The Maldives will make a big mistake if it ends a six-decade moratorium on the death penalty, an independent U.N. human rights expert said Thursday, after a senior government minister said executions might take place within days.

"The resumption of executions in the Maldives after more than 60 years would be a great setback for the country and entire region, and would run counter to international trends towards abolition," Agnes Callamard, U.N. special rapporteur on extrajudicial, summary or arbitrary executions, said in a statement.

The U.N. said 20 prisoners, including at least five juvenile offenders, had been sentenced to death, and three men convicted of murder were at imminent risk of execution, despite concerns over whether they had had fair trials.

"The government must halt the executions of these three men," Callamard said. "To implement the death penalty after flawed trials would constitute arbitrary executions in clear violation of international law."

Biraj Patnaik, South Asia director at Amnesty International, said in a statement that the Maldives risked earning global notoriety. The move would put it "on the wrong side of history," since 141 countries have abolished the death penalty in law or practice.

'A transparent ploy'

"The executions are a transparent ploy by the government to distract attention from its own woes. It is alarming that they would think of depriving people of their right to life just to ensure their own political survival," Patnaik said.

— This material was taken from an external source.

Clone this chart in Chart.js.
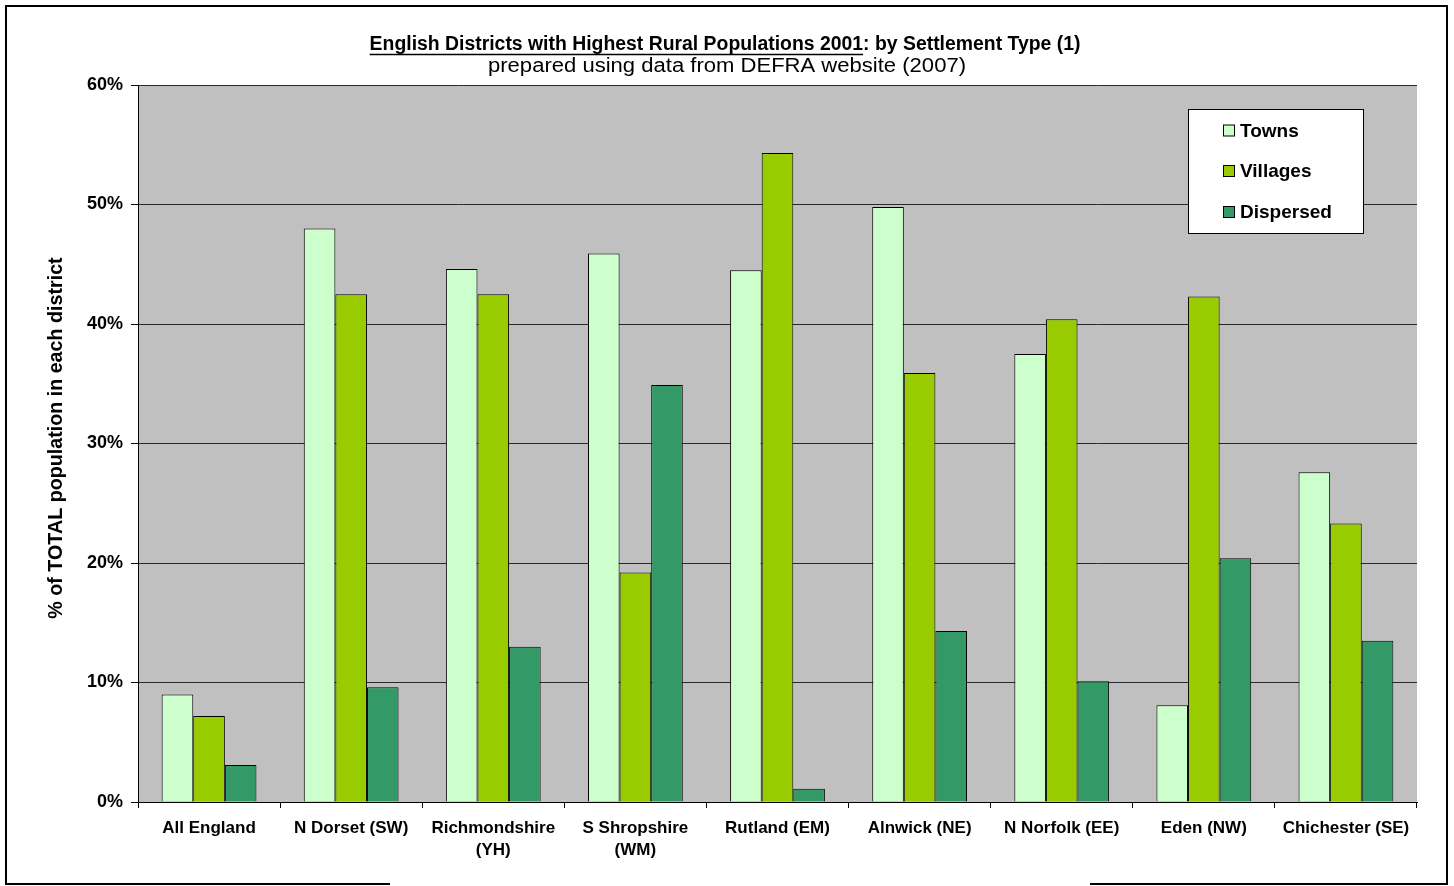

The largely Muslim island chain, which has a population of 400,000, has a reputation as a tourist paradise, but it has been mired in political unrest since Mohamed Nasheed, its first democratically elected president, was ousted in 2012.

The opposition is trying to unseat Speaker Abdulla Maseeh Mohamed, alleging President Abdulla Yameen's administration is trying to cover up corruption, including money laundering. The government has denied the accusations.

The U.N. statement said Callamard had sought clarifications from the government after Home Affairs Minister Azleen Ahmed said on July 28 that executions would take place within the next few days.

Five months ago, he announced that the country was building two execution chambers, and in April, Yameen said executions would be carried out within the next few months, the U.N. statement said.